İtiraf etmek gerekir ki, planlamamdan biraz geç geldim. Çünkü önce birine uğramam; ondan Akbelen’deki ağaçlara ve orman için, memleket için direnenlere selam getirmem gerekiyordu. Sevgili meslektaşımız Can Atalay, hukuksuz şekilde demir parmaklıklar arkasında tutulmasaydı eğer, şimdi Akbelen’deydi ve kim bilir hangi ağaca sarılmış, onun için direnmekteydi. Ancak bedenler zapt edilse de ruhlar özgürdür.

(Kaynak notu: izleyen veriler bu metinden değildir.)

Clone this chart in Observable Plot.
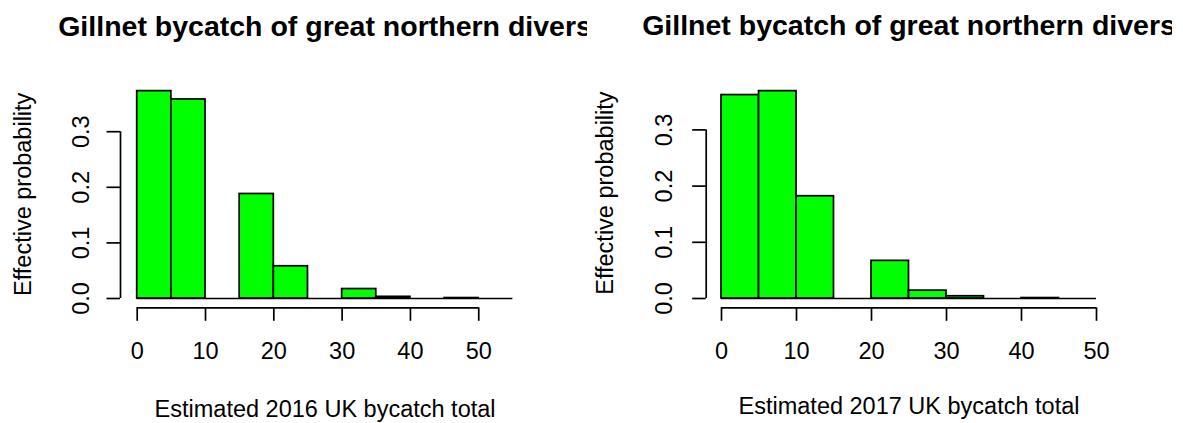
<!DOCTYPE html>
<html>
<head>
<meta charset="utf-8">
<script src="https://cdn.jsdelivr.net/npm/d3@7"></script>
<script src="https://cdn.jsdelivr.net/npm/@observablehq/plot@0.6"></script>
<style>
  body { margin: 0; background: white; }
  #fig { position: relative; width: 1183px; height: 423px; overflow: hidden; }
  .panel { position: absolute; top: 0; height: 423px; overflow: hidden; }
</style>
</head>
<body>
<div id="fig"></div>
<script>
// histogram bins (break points) and effective probability per bin
const titulo = "Gillnet bycatch of great northern divers";
const etiquetaY = "Effective probability";

const breaks2016 = [0, 5, 10, 15, 20, 25, 30, 35, 40, 45, 50, 55];
const prob2016 = [0.373, 0.358, 0, 0.188, 0.058, 0, 0.017, 0.003, 0, 0.0008, 0];
const etiqueta2016 = "Estimated 2016 UK bycatch total";

const breaks2017 = [0, 5, 10, 15, 20, 25, 30, 35, 40, 45, 50];
const prob2017 = [0.362, 0.369, 0.182, 0, 0.067, 0.014, 0.004, 0, 0.0008, 0];
const etiqueta2017 = "Estimated 2017 UK bycatch total";

const ticksX = [0, 10, 20, 30, 40, 50];
const ticksY = [0, 0.1, 0.2, 0.3];

// layout per panel (pixels within the panel)
const paneles = [
  { left: 0, width: 588, x0: 136.7, x1: 512.4, cero: 298, paso: 55.6, ejeY: 120,
    baseTickY: 88.5, baseLabY: 30.5, baseTitulo: 35, baseLabX: 416,
    breaks: breaks2016, prob: prob2016, etiqueta: etiqueta2016 },
  { left: 587, width: 585, x0: 134, x1: 509, cero: 298, paso: 56.2, ejeY: 118.7,
    baseTickY: 84.7, baseLabY: 25, baseTitulo: 35, baseLabX: 413,
    breaks: breaks2017, prob: prob2017, etiqueta: etiqueta2017 },
];

function panel(p) {
  const bins = p.breaks.slice(0, -1).map((b, i) => ({ x1: b, x2: p.breaks[i + 1], prob: p.prob[i] }));
  const H = 423;
  const yMax = 0.4;
  const marginTop = p.cero - yMax * p.paso * 10;
  const marginBottom = H - p.cero;
  const dxEje = p.ejeY - p.x0;
  const dyEje = 9.3;
  const tick = 13.5;

  return Plot.plot({
    width: p.width,
    height: H,
    marginLeft: p.x0,
    marginRight: p.width - p.x1,
    marginTop,
    marginBottom,
    style: {
      background: "white",
      color: "black",
      fontFamily: "'Liberation Sans', Arial, sans-serif",
      fontSize: "23px",
      overflow: "hidden",
    },
    x: { domain: [p.breaks[0], p.breaks[p.breaks.length - 1]] },
    y: { domain: [0, yMax] },
    marks: [
      Plot.rectY(bins, { x1: "x1", x2: "x2", y: "prob", fill: "#00ff00", stroke: "black", strokeWidth: 1.7 }),
      Plot.ruleY([0], { x1: p.breaks[0], x2: p.breaks[p.breaks.length - 1], stroke: "black", strokeWidth: 1.7 }),
      // x axis, R style: detached from the plot
      Plot.ruleY([0], { x1: ticksX[0], x2: ticksX[ticksX.length - 1], dy: dyEje, strokeWidth: 1.7 }),
      Plot.axisX({ ticks: ticksX, tickSize: tick, tickPadding: 21, dy: dyEje, label: null,
                   strokeWidth: 1.7, fontSize: 23.5 }),
      // y axis
      Plot.ruleX([0], { y1: ticksY[0], y2: ticksY[ticksY.length - 1], dx: dxEje, strokeWidth: 1.7 }),
      Plot.axisY({ ticks: ticksY, tickSize: tick, tickPadding: p.ejeY - tick - p.baseTickY,
                   tickRotate: -90, dx: dxEje, label: null, tickFormat: d3.format(".1f"),
                   strokeWidth: 1.7, fontSize: 23.5 }),
      Plot.text([etiquetaY], { text: (d) => d, frameAnchor: "left", rotate: -90, textAnchor: "middle",
                               lineAnchor: "bottom", dx: p.baseLabY - p.x0, dy: 7, fontSize: 23.5 }),
      Plot.text([p.etiqueta], { text: (d) => d, frameAnchor: "bottom", lineAnchor: "bottom",
                                dy: p.baseLabX - p.cero, fontSize: 23.5 }),
      Plot.text([titulo], { text: (d) => d, frameAnchor: "top", lineAnchor: "bottom",
                            dy: p.baseTitulo - marginTop, fontSize: 28.5, fontWeight: "bold" }),
    ],
  });
}

const fig = document.getElementById("fig");
paneles.forEach((p) => {
  const div = document.createElement("div");
  div.className = "panel";
  div.style.left = p.left + "px";
  div.style.width = p.width + "px";
  div.appendChild(panel(p));
  fig.appendChild(div);
});
</script>
</body>
</html>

Bu yüzden, şimdi Akbelen olmak üzere bu ülkede hukuka ihtiyaç duyulan neresi varsa mücadele azmi oralarda dolaşıyor, dolaşmaya da devam edecek.

Bu ülkede ormanlar yakılır, yakılmaktan kurtulanlar da zengin şirketler ve bunaldığında yine bir ağaç gölgesinde serinleyenler için hunharca kesilir.

‘CİNAYET MAHALLİ VE TAZİYE ALANIDIR’

Akbelen’de İkizköylülerin ve çevrecilerin iki yıldır nöbet tuttuğu alan artık cinayet mahalli ve taziye alanıdır.

Dünyanın en güzel ülkesinde Nazım’ın dediği gibi bir ağaç gibi tek ve hür, bir orman gibi kardeşçesine yaşayabilirdik. Ama birileri milyonlarca hayvanın evini yıkmayı, çölü, çölleştirmeyi ve başka “yeşilleri” seçti, çocuklarımızın geleceğine göz dikti. Bizler ise ağaçlar, sincaplar ve çocuklarımızın akciğerleri için direnmeyi…

Yerimiz; ormanlarımız, toprağımız, havamız, suyumuz için mücadele eden İkizköylülerin, yurtsever çevrecilerin ve ağaçların yanıdır.”